Braving the rough waters of these tumultuous years, Willow forges ahead, creating new dreams through her own blood, sweat, and tears; working tirelessly toward a better life for her family and loved ones.  (Source: Goodreads)

Title: Someday Maybe
Author: Onyi Nwabinelli
Release Date: November 1

Synopsis: A stunning and witty debut novel about a young woman’s emotional journey through unimaginable loss, pulled along by her tight-knit Nigerian family, a posse of new friends, and the love and laughter she shared with her husband. Onyi Nwabineli is a fresh new voice for fans of Yaa Gyasi, Queenie and I May Destroy You.

Here are three things you should know about my husband:
1. He was the great love of my life despite his penchant for going incommunicado.
2. He was, as far as I and everyone else could tell, perfectly happy. Which is significant because…
3. On New Year’s Eve, he committed suicide.

And here is one thing you should know about me:
1. I found him.

Bonus fact: No. I am not okay. (Source: Goodreads)

Title: When We Were Sisters
Author: Fatimah Asghar
Release Date: October 18

Synopsis: In this heartrending, lyrical debut work of fiction, Fatimah Asghar traces the intense bond of three orphaned siblings who, after their parents die, are left to raise one another. The youngest, Kausar, grapples with the incomprehensible loss of her parents as she also charts out her own understanding of gender; Aisha, the middle sister, spars with her crybaby younger sibling as she desperately tries to hold on to her sense of family in an impossible situation; and Noreen, the eldest, does her best in the role of sister-mother while also trying to create a life for herself, on her own terms.

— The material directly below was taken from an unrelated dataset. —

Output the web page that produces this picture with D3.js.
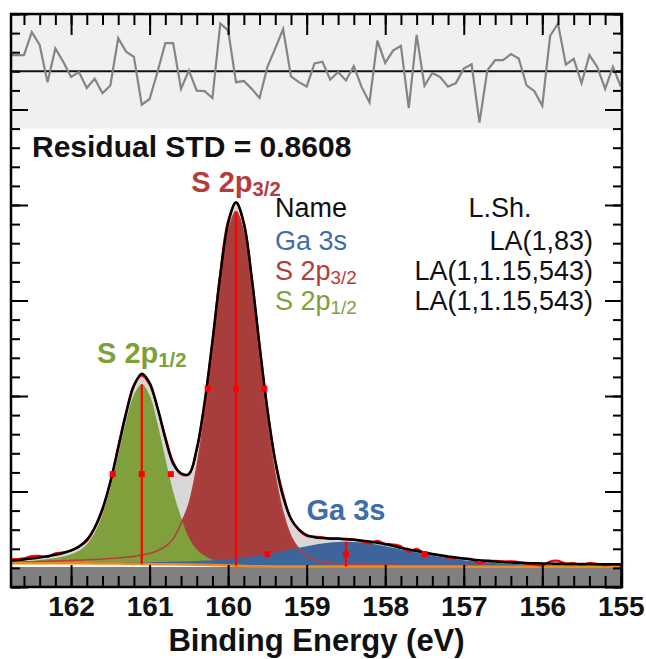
<!DOCTYPE html>
<html>
<head>
<meta charset="utf-8">
<script src="https://cdn.jsdelivr.net/npm/d3@7"></script>
<style>
  body { margin: 0; background: #fff; }
  svg text { font-family: "Liberation Sans", Arial, sans-serif; }
</style>
</head>
<body>
<div id="chart"></div>
<script>
// binding energy grid (eV)
const energy = [162.8, 162.7, 162.6, 162.5, 162.4, 162.3, 162.2, 162.1, 162.0, 161.9,
  161.8, 161.7, 161.6, 161.5, 161.4, 161.3, 161.2, 161.1, 161.0, 160.9,
  160.8, 160.7, 160.6, 160.5, 160.4, 160.3, 160.2, 160.1, 160.0, 159.9,
  159.8, 159.7, 159.6, 159.5, 159.4, 159.3, 159.2, 159.1, 159.0, 158.9,
  158.8, 158.7, 158.6, 158.5, 158.4, 158.3, 158.2, 158.1, 158.0, 157.9,
  157.8, 157.7, 157.6, 157.5, 157.4, 157.3, 157.2, 157.1, 157.0, 156.9,
  156.8, 156.7, 156.6, 156.5, 156.4, 156.3, 156.2, 156.1, 156.0, 155.9,
  155.8, 155.7, 155.6, 155.5, 155.4, 155.3, 155.2, 155.1, 155.0];

// Shirley background
const background = [0.248, 0.248, 0.248, 0.248, 0.248, 0.248, 0.248, 0.248, 0.248, 0.248,
  0.248, 0.247, 0.247, 0.246, 0.245, 0.244, 0.243, 0.242, 0.240, 0.239,
  0.238, 0.237, 0.236, 0.235, 0.234, 0.232, 0.230, 0.228, 0.225, 0.222,
  0.220, 0.218, 0.217, 0.216, 0.215, 0.215, 0.214, 0.214, 0.214, 0.214,
  0.214, 0.214, 0.214, 0.214, 0.214, 0.214, 0.214, 0.214, 0.214, 0.214,
  0.214, 0.214, 0.214, 0.214, 0.214, 0.214, 0.214, 0.214, 0.214, 0.213,
  0.213, 0.213, 0.213, 0.213, 0.213, 0.213, 0.213, 0.213, 0.213, 0.213,
  0.213, 0.213, 0.213, 0.213, 0.213, 0.213, 0.213, 0.213, 0.213];

// components (height above background)
const ga3s = [0.006, 0.007, 0.008, 0.008, 0.008, 0.009, 0.009, 0.009, 0.010, 0.010,
  0.011, 0.012, 0.013, 0.013, 0.014, 0.015, 0.017, 0.018, 0.020, 0.022,
  0.024, 0.027, 0.030, 0.034, 0.039, 0.045, 0.051, 0.059, 0.067, 0.077,
  0.089, 0.101, 0.115, 0.130, 0.146, 0.163, 0.179, 0.197, 0.213, 0.228,
  0.241, 0.251, 0.257, 0.260, 0.257, 0.251, 0.241, 0.228, 0.213, 0.197,
  0.179, 0.163, 0.146, 0.130, 0.115, 0.101, 0.089, 0.077, 0.067, 0.059,
  0.051, 0.045, 0.039, 0.034, 0.030, 0.027, 0.024, 0.022, 0.020, 0.018,
  0.017, 0.015, 0.014, 0.013, 0.013, 0.012, 0.011, 0.010, 0.010];

const s2p32 = [0.008, 0.010, 0.012, 0.015, 0.018, 0.021, 0.025, 0.028, 0.031, 0.033,
  0.037, 0.041, 0.046, 0.052, 0.059, 0.067, 0.078, 0.093, 0.111, 0.141,
  0.186, 0.267, 0.427, 0.631, 1.013, 1.562, 2.237, 2.938, 3.491, 3.710,
  3.487, 2.912, 2.189, 1.503, 0.946, 0.557, 0.315, 0.186, 0.111, 0.074,
  0.052, 0.037, 0.030, 0.022, 0.019, 0.015, 0.015, 0.015, 0.015, 0.015,
  0.011, 0.011, 0.011, 0.011, 0.011, 0.011, 0.011, 0.011, 0.011, 0.011,
  0.011, 0.011, 0.009, 0.009, 0.009, 0.009, 0.009, 0.009, 0.009, 0.009,
  0.009, 0.009, 0.009, 0.009, 0.009, 0.009, 0.009, 0.009, 0.009];

const s2p12 = [0.012, 0.016, 0.021, 0.027, 0.035, 0.045, 0.056, 0.071, 0.094, 0.132,
  0.197, 0.320, 0.513, 0.791, 1.134, 1.489, 1.769, 1.880, 1.767, 1.476,
  1.109, 0.761, 0.498, 0.282, 0.160, 0.094, 0.056, 0.038, 0.026, 0.019,
  0.015, 0.011, 0.009, 0.008, 0.008, 0.008, 0.007, 0.007, 0.006, 0.006,
  0.006, 0.006, 0.006, 0.006, 0.006, 0.006, 0.006, 0.006, 0.006, 0.006,
  0.006, 0.006, 0.006, 0.006, 0.006, 0.006, 0.006, 0.006, 0.006, 0.005,
  0.005, 0.005, 0.005, 0.005, 0.005, 0.005, 0.005, 0.005, 0.005, 0.005,
  0.005, 0.005, 0.005, 0.005, 0.005, 0.005, 0.005, 0.005, 0.005];

// normalised residual (top panel)
const residual = [0.85, 0.85, 0.85, 2.05, 1.38, -0.57, 1.20, 0.50, -0.30, -0.04,
  -0.87, -0.39, -1.15, -0.74, 1.73, 1.03, 0.76, -1.75, -1.45, -0.04,
  1.47, 1.47, -0.92, 0.05, -1.01, -1.04, -1.40, 2.50, 2.14, -0.57,
  -0.51, -0.92, -1.40, 0.23, 1.20, 2.21, -0.27, -0.57, -0.80, 0.41,
  0.50, -0.44, -0.04, -0.48, 0.27, -0.83, -1.63, 1.61, 0.44, 1.08,
  1.33, -1.93, 1.91, -0.76, -0.09, -0.30, -0.80, -0.62, 0.14, 0.37,
  -2.69, 0.05, 0.58, 0.58, 0.90, 0.67, -0.74, -1.04, -1.81, 1.86,
  2.50, 0.35, 0.65, -0.62, 0.85, 0.23, -0.92, 0.23, -0.80];

// peak table
const peakNames = ["Ga 3s", "S 2p3/2", "S 2p1/2"];
const peakCenters = [158.5, 159.9, 161.1];
const peakFwhm = [2.0, 0.72, 0.74];
const lineShapes = ["LA(1,83)", "LA(1,1.15,543)", "LA(1,1.15,543)"];
const residualStd = "0.8608";

const xMajor = [162, 161, 160, 159, 158, 157, 156, 155];
const yMajor = [0, 1, 2, 3, 4, 5, 6];

const width = 646, height = 659;
const frame = { left: 11, right: 622, top: 14, bottom: 587 };

const svg = d3.select("#chart")
  .append("svg")
  .attr("width", width)
  .attr("height", height);

const x = d3.scaleLinear().domain([162.765, 154.985]).range([frame.left, frame.right]);
const y = d3.scaleLinear().domain([0, 6]).range([frame.bottom, frame.top]);
const yRes = d3.scaleLinear().domain([-3, 3]).range([y(4.8), y(6)]);

const colors = {
  green: "#80a03e", red: "#a83e3c", blue: "#3d659c",
  greenText: "#7da13a", redText: "#b43c3b", blueText: "#3e6dab",
  envFill: "#d8d8d8", bg: "#f28a1a", outline: "#b53f3d"
};

// table of points
const rows = energy.map((e, i) => {
  const env = background[i] + ga3s[i] + s2p32[i] + s2p12[i];
  return {
    e: e, bg: background[i], ga: ga3s[i], p32: s2p32[i], p12: s2p12[i],
    env: env, res: residual[i], raw: env + residual[i] * 0.012
  };
});

svg.append("defs").append("clipPath").attr("id", "clip")
  .append("rect")
  .attr("x", frame.left).attr("y", frame.top)
  .attr("width", frame.right - frame.left)
  .attr("height", frame.bottom - frame.top);

const plot = svg.append("g").attr("clip-path", "url(#clip)");

// residual panel
plot.append("rect")
  .attr("x", frame.left).attr("y", y(6))
  .attr("width", frame.right - frame.left)
  .attr("height", y(4.8) - y(6))
  .attr("fill", "#f0f0f0");

plot.append("line")
  .attr("x1", frame.left).attr("x2", frame.right)
  .attr("y1", yRes(0)).attr("y2", yRes(0))
  .attr("stroke", "#111").attr("stroke-width", 2);

plot.append("path")
  .datum(rows)
  .attr("fill", "none")
  .attr("stroke", "#858585")
  .attr("stroke-width", 2.2)
  .attr("d", d3.line().x(d => x(d.e)).y(d => yRes(d.res)));

// grey band under the baseline
plot.append("rect")
  .attr("x", frame.left).attr("y", y(0.21))
  .attr("width", frame.right - frame.left)
  .attr("height", y(0) - y(0.21))
  .attr("fill", "#808080");

const curve = d3.curveCatmullRom;

// envelope area
plot.append("path")
  .datum(rows)
  .attr("fill", colors.envFill)
  .attr("d", d3.area().curve(curve).x(d => x(d.e)).y0(d => y(d.bg)).y1(d => y(d.env)));

// components
function compArea(key) {
  return d3.area().curve(curve)
    .x(d => x(d.e))
    .y0(d => y(d.bg))
    .y1(d => y(d.bg + d[key]));
}

plot.append("path").datum(rows).attr("fill", colors.red).attr("d", compArea("p32"));
plot.append("path").datum(rows).attr("fill", colors.green).attr("d", compArea("p12"));
plot.append("path").datum(rows).attr("fill", colors.blue).attr("d", compArea("ga"));

// S 2p3/2 outline still visible over the others
plot.append("path")
  .datum(rows)
  .attr("fill", "none")
  .attr("stroke", colors.outline)
  .attr("stroke-width", 1.6)
  .attr("d", d3.line().curve(curve).x(d => x(d.e)).y(d => y(d.bg + d.p32)));

// background line
plot.append("path")
  .datum(rows)
  .attr("fill", "none")
  .attr("stroke", colors.bg)
  .attr("stroke-width", 2.5)
  .attr("d", d3.line().x(d => x(d.e)).y(d => y(d.bg)));

// raw data
plot.append("path")
  .datum(rows)
  .attr("fill", "none")
  .attr("stroke", "#ff0000")
  .attr("stroke-width", 2.2)
  .attr("d", d3.line().curve(curve).x(d => x(d.e)).y(d => y(d.raw)));

// envelope line
plot.append("path")
  .datum(rows)
  .attr("fill", "none")
  .attr("stroke", "#000")
  .attr("stroke-width", 2.5)
  .attr("d", d3.line().curve(curve).x(d => x(d.e)).y(d => y(d.env)));

// peak markers: centre line, FWHM points
const compKeys = ["ga", "p32", "p12"];
peakCenters.forEach((c, k) => {
  const idx = energy.findIndex(e => Math.abs(e - c) < 1e-6);
  const r = rows[idx];
  const h = r[compKeys[k]];
  plot.append("line")
    .attr("x1", x(c)).attr("x2", x(c))
    .attr("y1", y(r.bg)).attr("y2", y(r.bg + h))
    .attr("stroke", "#ff0000").attr("stroke-width", 2.2);
  [c - peakFwhm[k] / 2, c, c + peakFwhm[k] / 2].forEach(p => {
    plot.append("rect")
      .attr("x", x(p) - 3).attr("y", y(r.bg + h / 2) - 3)
      .attr("width", 6).attr("height", 6)
      .attr("fill", "#ff0000");
  });
});

// peak labels
function subLabel(sel, name) {
  const m = name.match(/^(.*p)(\d\/\d)$/);
  if (m) {
    sel.append("tspan").text(m[1]);
    sel.append("tspan").attr("font-size", "0.7em").attr("dy", "0.22em").text(m[2]);
  } else {
    sel.text(name);
  }
}

const labelY = { "Ga 3s": 520, "S 2p3/2": 192, "S 2p1/2": 363 };
const labelColor = [colors.blueText, colors.redText, colors.greenText];
peakNames.forEach((n, k) => {
  const t = svg.append("text")
    .attr("x", x(peakCenters[k]))
    .attr("y", labelY[n])
    .attr("text-anchor", "middle")
    .attr("font-size", 29)
    .attr("font-weight", "bold")
    .attr("fill", labelColor[k]);
  subLabel(t, n);
});

svg.append("text")
  .attr("x", 32).attr("y", 157)
  .attr("font-size", 30).attr("font-weight", "bold")
  .attr("fill", "#111")
  .text("Residual STD = " + residualStd);

// legend table
const legend = svg.append("g").attr("font-size", 27).attr("fill", "#111");
legend.append("text").attr("x", 275).attr("y", 217).text("Name");
legend.append("text").attr("x", 500).attr("y", 217).attr("text-anchor", "middle").text("L.Sh.");
peakNames.forEach((n, k) => {
  const ty = 250 + k * 30;
  const t = legend.append("text").attr("x", 275).attr("y", ty).attr("fill", labelColor[k]);
  subLabel(t, n);
  legend.append("text").attr("x", 593).attr("y", ty).attr("text-anchor", "end").text(lineShapes[k]);
});

// axes, all ticks pointing inward
function styleAxis(g) {
  g.select(".domain").remove();
  g.selectAll(".tick line").attr("stroke", "#000").attr("stroke-width", 2);
}

const xMinor = x.ticks(40);
const yMinor = y.ticks(30);

svg.append("g").attr("transform", `translate(0,${frame.bottom})`)
  .call(d3.axisBottom(x).tickValues(xMinor).tickSize(-11).tickFormat(""))
  .call(styleAxis);
const xAxis = svg.append("g").attr("transform", `translate(0,${frame.bottom})`)
  .call(d3.axisBottom(x).tickValues(xMajor).tickSize(-22).tickPadding(9).tickFormat(d3.format("d")))
  .call(styleAxis);
xAxis.selectAll("text")
  .attr("fill", "#111")
  .style("font-family", "'Liberation Sans', Arial, sans-serif")
  .style("font-size", "28px")
  .style("font-weight", "bold");

svg.append("g").attr("transform", `translate(0,${frame.top})`)
  .call(d3.axisTop(x).tickValues(xMinor).tickSize(-11).tickFormat(""))
  .call(styleAxis);
svg.append("g").attr("transform", `translate(0,${frame.top})`)
  .call(d3.axisTop(x).tickValues(xMajor).tickSize(-21).tickFormat(""))
  .call(styleAxis);

svg.append("g").attr("transform", `translate(${frame.left},0)`)
  .call(d3.axisLeft(y).tickValues(yMinor).tickSize(-9).tickFormat(""))
  .call(styleAxis);
svg.append("g").attr("transform", `translate(${frame.left},0)`)
  .call(d3.axisLeft(y).tickValues(yMajor).tickSize(-17).tickFormat(""))
  .call(styleAxis);
svg.append("g").attr("transform", `translate(${frame.right},0)`)
  .call(d3.axisRight(y).tickValues(yMinor).tickSize(-9).tickFormat(""))
  .call(styleAxis);
svg.append("g").attr("transform", `translate(${frame.right},0)`)
  .call(d3.axisRight(y).tickValues(yMajor).tickSize(-17).tickFormat(""))
  .call(styleAxis);

// frame
svg.append("rect")
  .attr("x", frame.left).attr("y", frame.top)
  .attr("width", frame.right - frame.left)
  .attr("height", frame.bottom - frame.top)
  .attr("fill", "none")
  .attr("stroke", "#000")
  .attr("stroke-width", 2.5);

svg.append("text")
  .attr("x", (frame.left + frame.right) / 2)
  .attr("y", 651)
  .attr("text-anchor", "middle")
  .attr("font-size", 31)
  .attr("font-weight", "bold")
  .attr("fill", "#111")
  .text("Binding Energy (eV)");
</script>
</body>
</html>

As Kausar grows up, she must contend with the collision of her private and public worlds, and choose whether to remain in the life of love, sorrow, and codependency she’s known or carve out a new path for herself. When We Were Sisters tenderly examines the bonds and fractures of sisterhood, names the perils of being three Muslim American girls alone against the world, and ultimately illustrates how those who’ve lost everything might still make homes in each other.